Print exactly the lines from the first one down to the line containing "6850, 6770, 6730]", both ends included, with no pictures and nothing else.

++++ Given material

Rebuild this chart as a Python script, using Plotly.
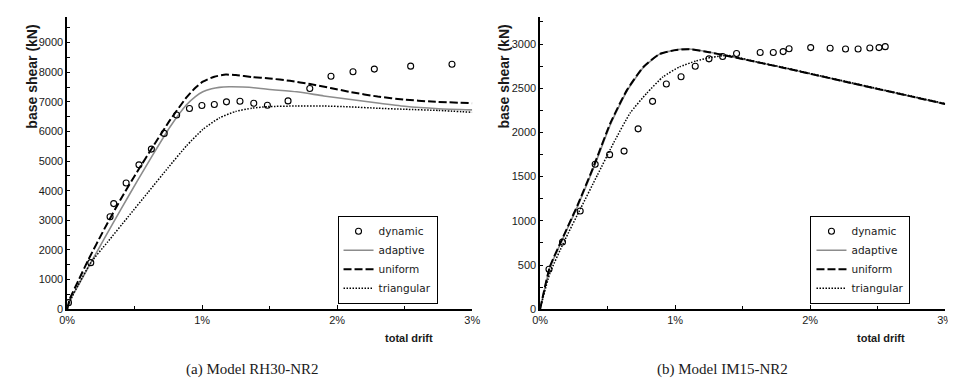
import plotly.graph_objects as go

# ---------------- data: (a) Model RH30-NR2 ----------------
a_dynamic_x = [0.01, 0.175, 0.318, 0.345, 0.437, 0.532, 0.624, 0.719, 0.811, 0.906, 0.998, 1.09,
               1.18, 1.28, 1.382, 1.483, 1.636, 1.797, 1.954, 2.117, 2.275, 2.544, 2.85]
a_dynamic_y = [222, 1571, 3123, 3565, 4263, 4873, 5405, 5936, 6556, 6777, 6877, 6910,
               7000, 7020, 6954, 6887, 7033, 7452, 7863, 8017, 8106, 8206, 8272]

a_adaptive_x = [0, 0.02, 0.082, 0.155, 0.277, 0.399, 0.52, 0.641, 0.763, 0.884, 0.95, 1.005,
                1.07, 1.127, 1.2, 1.3, 1.4, 1.5, 1.7, 1.9, 2.1, 2.3, 2.5, 2.75, 3.0]
a_adaptive_y = [0, 300, 800, 1400, 2400, 3380, 4330, 5260, 6160, 6900, 7180, 7340,
                7440, 7490, 7508, 7500, 7470, 7420, 7340, 7200, 7080, 6960, 6850, 6770, 6730]

a_uniform_x = [0, 0.02, 0.082, 0.155, 0.277, 0.399, 0.52, 0.641, 0.763, 0.884, 0.95, 1.005,
               1.09, 1.175, 1.25, 1.369, 1.5, 1.65, 1.8, 1.95, 2.1, 2.3, 2.5, 2.7, 3.0]
a_uniform_y = [0, 350, 950, 1650, 2720, 3730, 4650, 5530, 6390, 7150, 7480, 7680,
               7850, 7920, 7905, 7840, 7790, 7710, 7600, 7470, 7330, 7180, 7075, 7010, 6954]

a_triangular_x = [0, 0.03, 0.08, 0.175, 0.3, 0.45, 0.6, 0.75, 0.884, 1.005, 1.127, 1.248,
                  1.369, 1.49, 1.7, 1.9, 2.1, 2.3, 2.5, 2.75, 3.0]
a_triangular_y = [0, 350, 800, 1571, 2270, 3110, 3950, 4790, 5515, 6070, 6455, 6678,
                  6787, 6840, 6860, 6860, 6830, 6785, 6750, 6710, 6650]

# ---------------- data: (b) Model IM15-NR2 ----------------
b_dynamic_x = [0.066, 0.166, 0.297, 0.408, 0.515, 0.622, 0.726, 0.833, 0.935, 1.044, 1.149, 1.251,
               1.352, 1.455, 1.63, 1.727, 1.8, 1.844, 2.004, 2.148, 2.262, 2.355, 2.442, 2.51, 2.556]
b_dynamic_y = [452, 760, 1111, 1641, 1749, 1789, 2041, 2352, 2549, 2630, 2749, 2833,
               2860, 2893, 2904, 2904, 2915, 2948, 2960, 2952, 2944, 2944, 2956, 2960, 2971]

b_adaptive_x = [0, 0.073, 0.17, 0.28, 0.40, 0.522, 0.644, 0.765, 0.886, 1.008, 1.105, 1.251,
                1.372, 1.776, 2.262, 2.748, 3.0]
b_adaptive_y = [0, 470, 805, 1172, 1612, 2095, 2470, 2735, 2886, 2935, 2945, 2910,
                2872, 2740, 2572, 2406, 2320]

b_uniform_x = [0, 0.073, 0.17, 0.28, 0.40, 0.522, 0.644, 0.765, 0.886, 1.008, 1.105, 1.251,
               1.372, 1.776, 2.262, 2.748, 3.0]
b_uniform_y = [0, 482, 816, 1186, 1630, 2111, 2482, 2741, 2889, 2933, 2941, 2908,
               2871, 2741, 2574, 2408, 2322]

b_triangular_x = [0, 0.073, 0.182, 0.303, 0.425, 0.547, 0.668, 0.79, 0.911, 1.032, 1.153, 1.275,
                  1.396, 1.6, 1.776, 2.262, 2.748, 3.0]
b_triangular_y = [0, 408, 778, 1149, 1519, 1889, 2222, 2444, 2630, 2741, 2808, 2852,
                  2871, 2800, 2745, 2578, 2412, 2326]

# ---------------- tick labels / text ----------------
x_tick_vals = [0, 1, 2, 3]
x_tick_text = ["0%", "1%", "2%", "3%"]
series_names = ["dynamic", "adaptive", "uniform", "triangular"]
captions = ["(a) Model RH30-NR2", "(b) Model IM15-NR2"]
y_title = "base shear (kN)"
x_title = "total drift"

W, H = 956, 383
SANS = "Liberation Sans"
LEG_FONT = "DejaVu Sans"


def px_x(p):
    return p / W


def px_y(p):
    return 1 - p / H


fig = go.Figure()

panels = [
    ("x", "y", "legend", a_dynamic_x, a_dynamic_y, a_adaptive_x, a_adaptive_y,
     a_uniform_x, a_uniform_y, a_triangular_x, a_triangular_y),
    ("x2", "y2", "legend2", b_dynamic_x, b_dynamic_y, b_adaptive_x, b_adaptive_y,
     b_uniform_x, b_uniform_y, b_triangular_x, b_triangular_y),
]

SMOOTH = 0.5
for (xa, ya, leg, dx, dy, adx, ady, ux, uy, tx, ty) in panels:
    fig.add_trace(go.Scatter(x=adx, y=ady, mode="lines", name=series_names[1],
                             line=dict(color="#8c8c8c", width=1.6, shape="spline", smoothing=SMOOTH),
                             xaxis=xa, yaxis=ya, legend=leg, legendrank=2))
    fig.add_trace(go.Scatter(x=tx, y=ty, mode="lines", name=series_names[3],
                             line=dict(color="black", width=1.5, dash="1.5px,1.5px",
                                       shape="spline", smoothing=SMOOTH),
                             xaxis=xa, yaxis=ya, legend=leg, legendrank=4))
    fig.add_trace(go.Scatter(x=ux, y=uy, mode="lines", name=series_names[2],
                             line=dict(color="black", width=2, dash="8px,3px",
                                       shape="spline", smoothing=SMOOTH),
                             xaxis=xa, yaxis=ya, legend=leg, legendrank=3))
    fig.add_trace(go.Scatter(x=dx, y=dy, mode="markers", name=series_names[0],
                             marker=dict(symbol="circle-open", size=6, color="black",
                                         line=dict(width=1.1, color="black")),
                             xaxis=xa, yaxis=ya, legend=leg, legendrank=1, cliponaxis=False))

tickfont = dict(family=SANS, size=11, color="#1a1a1a")
common_x = dict(range=[0, 3], tickvals=x_tick_vals, ticktext=x_tick_text,
                showline=True, linecolor="black", linewidth=1.5, showgrid=False, zeroline=False,
                ticks="inside", ticklen=4, tickcolor="black", tickwidth=1,
                minor=dict(dtick=0.5, tick0=0, ticks="inside", ticklen=3, tickcolor="black"),
                tickfont=tickfont, fixedrange=True)
common_y = dict(showline=True, linecolor="black", linewidth=1.5, showgrid=False, zeroline=False,
                ticks="inside", ticklen=3, tickcolor="black", tickwidth=1, tickformat="d",
                tickfont=tickfont, fixedrange=True)

ydom = [px_y(306), px_y(9)]
fig.update_layout(
    width=W, height=H,
    margin=dict(l=0, r=0, t=0, b=0),
    paper_bgcolor="white", plot_bgcolor="white",
    xaxis=dict(domain=[px_x(52), px_x(464)], anchor="y", **common_x),
    xaxis2=dict(domain=[px_x(533), px_x(945)], anchor="y2", **common_x),
    yaxis=dict(domain=ydom, anchor="x", range=[0, 9870], dtick=1000, tick0=0,
               minor=dict(dtick=500, tick0=0, ticks="inside", ticklen=3, tickcolor="black"),
               **common_y),
    yaxis2=dict(domain=ydom, anchor="x2", range=[0, 3308], dtick=500, tick0=0,
                minor=dict(dtick=250, tick0=0, ticks="inside", ticklen=3, tickcolor="black"),
                **common_y),
    showlegend=True,
    legend=dict(x=px_x(327), y=px_y(211), xanchor="left", yanchor="top",
                bordercolor="black", borderwidth=1, bgcolor="white",
                font=dict(family=LEG_FONT, size=10.5, color="#1a1a1a"),
                tracegroupgap=0, itemwidth=30, traceorder="normal"),
    legend2=dict(x=px_x(808), y=px_y(211), xanchor="left", yanchor="top",
                 bordercolor="black", borderwidth=1, bgcolor="white",
                 font=dict(family=LEG_FONT, size=10.5, color="#1a1a1a"),
                 tracegroupgap=0, itemwidth=30, traceorder="normal"),
)

annotations = []
for cx in (16, 496):
    annotations.append(dict(text="<b>" + y_title + "</b>", x=px_x(cx), y=px_y(70),
                            xref="paper", yref="paper", xanchor="center", yanchor="middle",
                            textangle=-90, showarrow=False,
                            font=dict(family=SANS, size=14, color="#1a1a1a")))
for cx in (400, 880):
    annotations.append(dict(text="<b>" + x_title + "</b>", x=px_x(cx), y=px_y(335),
                            xref="paper", yref="paper", xanchor="center", yanchor="middle",
                            showarrow=False, font=dict(family=SANS, size=11, color="#1a1a1a")))
for cx, cap in zip((240, 719), captions):
    annotations.append(dict(text=cap, x=px_x(cx), y=px_y(367),
                            xref="paper", yref="paper", xanchor="center", yanchor="middle",
                            showarrow=False, font=dict(family="Liberation Serif", size=15, color="#1a1a1a")))
fig.update_layout(annotations=annotations)

fig.write_html("out.html")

++++++++

* **In response**
Rebuild this chart as a Python script, using Plotly.
import plotly.graph_objects as go

# ---------------- data: (a) Model RH30-NR2 ----------------
a_dynamic_x = [0.01, 0.175, 0.318, 0.345, 0.437, 0.532, 0.624, 0.719, 0.811, 0.906, 0.998, 1.09,
               1.18, 1.28, 1.382, 1.483, 1.636, 1.797, 1.954, 2.117, 2.275, 2.544, 2.85]
a_dynamic_y = [222, 1571, 3123, 3565, 4263, 4873, 5405, 5936, 6556, 6777, 6877, 6910,
               7000, 7020, 6954, 6887, 7033, 7452, 7863, 8017, 8106, 8206, 8272]

a_adaptive_x = [0, 0.02, 0.082, 0.155, 0.277, 0.399, 0.52, 0.641, 0.763, 0.884, 0.95, 1.005,
                1.07, 1.127, 1.2, 1.3, 1.4, 1.5, 1.7, 1.9, 2.1, 2.3, 2.5, 2.75, 3.0]
a_adaptive_y = [0, 300, 800, 1400, 2400, 3380, 4330, 5260, 6160, 6900, 7180, 7340,
                7440, 7490, 7508, 7500, 7470, 7420, 7340, 7200, 7080, 6960, 6850, 6770, 6730]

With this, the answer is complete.